◆ What the exercise asks
Leaving out the pictures, retype the lines from the beginning of the listing through the line containing "from bokeh.resources import INLINE".

◆ Raw data
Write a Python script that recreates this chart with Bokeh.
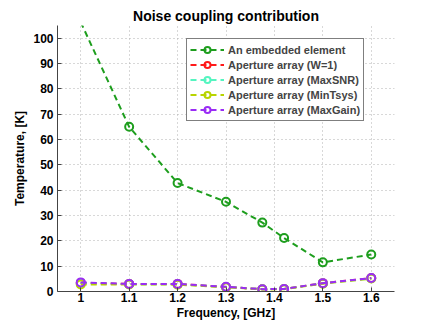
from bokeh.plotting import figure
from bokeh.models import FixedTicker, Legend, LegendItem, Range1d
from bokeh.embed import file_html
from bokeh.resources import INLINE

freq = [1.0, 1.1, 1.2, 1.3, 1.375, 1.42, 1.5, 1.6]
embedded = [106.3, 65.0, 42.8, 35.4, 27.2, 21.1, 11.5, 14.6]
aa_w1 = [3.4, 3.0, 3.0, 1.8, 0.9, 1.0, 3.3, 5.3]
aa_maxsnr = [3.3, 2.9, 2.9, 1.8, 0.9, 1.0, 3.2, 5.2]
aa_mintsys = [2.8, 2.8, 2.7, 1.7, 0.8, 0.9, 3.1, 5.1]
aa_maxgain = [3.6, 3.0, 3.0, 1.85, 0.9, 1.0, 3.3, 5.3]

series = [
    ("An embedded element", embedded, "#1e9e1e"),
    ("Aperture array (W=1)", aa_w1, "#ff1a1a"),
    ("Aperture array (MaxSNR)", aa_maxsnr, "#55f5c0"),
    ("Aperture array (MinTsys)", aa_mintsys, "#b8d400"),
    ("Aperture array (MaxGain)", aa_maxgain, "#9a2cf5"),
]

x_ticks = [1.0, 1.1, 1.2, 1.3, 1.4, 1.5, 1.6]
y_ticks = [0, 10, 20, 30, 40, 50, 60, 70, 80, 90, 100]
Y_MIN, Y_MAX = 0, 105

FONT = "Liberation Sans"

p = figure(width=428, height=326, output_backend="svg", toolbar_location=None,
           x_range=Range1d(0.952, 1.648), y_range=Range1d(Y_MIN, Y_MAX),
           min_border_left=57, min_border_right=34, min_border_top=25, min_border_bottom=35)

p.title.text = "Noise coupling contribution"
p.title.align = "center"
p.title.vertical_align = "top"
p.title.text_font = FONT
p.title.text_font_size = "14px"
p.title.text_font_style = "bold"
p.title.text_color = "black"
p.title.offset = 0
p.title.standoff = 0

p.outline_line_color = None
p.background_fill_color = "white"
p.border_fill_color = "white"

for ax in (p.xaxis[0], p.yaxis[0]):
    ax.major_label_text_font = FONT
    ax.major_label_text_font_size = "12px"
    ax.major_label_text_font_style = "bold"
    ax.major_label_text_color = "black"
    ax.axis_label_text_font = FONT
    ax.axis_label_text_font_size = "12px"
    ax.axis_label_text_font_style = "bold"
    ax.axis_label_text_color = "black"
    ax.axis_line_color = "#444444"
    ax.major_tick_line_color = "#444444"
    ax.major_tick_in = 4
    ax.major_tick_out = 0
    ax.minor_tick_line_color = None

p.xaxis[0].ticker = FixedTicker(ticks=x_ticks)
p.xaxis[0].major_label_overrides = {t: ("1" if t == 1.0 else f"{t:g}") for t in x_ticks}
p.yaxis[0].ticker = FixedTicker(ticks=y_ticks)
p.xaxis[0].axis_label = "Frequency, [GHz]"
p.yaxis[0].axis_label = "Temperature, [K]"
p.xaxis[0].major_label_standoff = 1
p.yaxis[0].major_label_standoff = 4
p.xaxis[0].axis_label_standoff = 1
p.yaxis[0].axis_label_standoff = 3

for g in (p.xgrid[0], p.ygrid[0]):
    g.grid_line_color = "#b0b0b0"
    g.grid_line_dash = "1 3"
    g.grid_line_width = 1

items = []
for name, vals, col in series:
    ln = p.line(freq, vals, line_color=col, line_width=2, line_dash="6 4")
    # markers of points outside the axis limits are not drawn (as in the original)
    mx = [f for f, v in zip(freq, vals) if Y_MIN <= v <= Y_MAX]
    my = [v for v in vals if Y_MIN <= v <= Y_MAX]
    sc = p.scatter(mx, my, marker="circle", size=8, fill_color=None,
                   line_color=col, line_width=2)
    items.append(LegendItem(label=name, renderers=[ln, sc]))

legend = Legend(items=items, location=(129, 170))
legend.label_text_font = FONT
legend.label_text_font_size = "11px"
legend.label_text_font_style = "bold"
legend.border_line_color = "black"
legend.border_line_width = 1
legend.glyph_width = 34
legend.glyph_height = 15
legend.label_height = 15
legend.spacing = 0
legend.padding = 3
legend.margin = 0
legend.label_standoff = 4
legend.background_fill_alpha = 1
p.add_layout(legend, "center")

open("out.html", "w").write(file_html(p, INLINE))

◆ Response to the exercise
Write a Python script that recreates this chart with Bokeh.
from bokeh.plotting import figure
from bokeh.models import FixedTicker, Legend, LegendItem, Range1d
from bokeh.embed import file_html
from bokeh.resources import INLINE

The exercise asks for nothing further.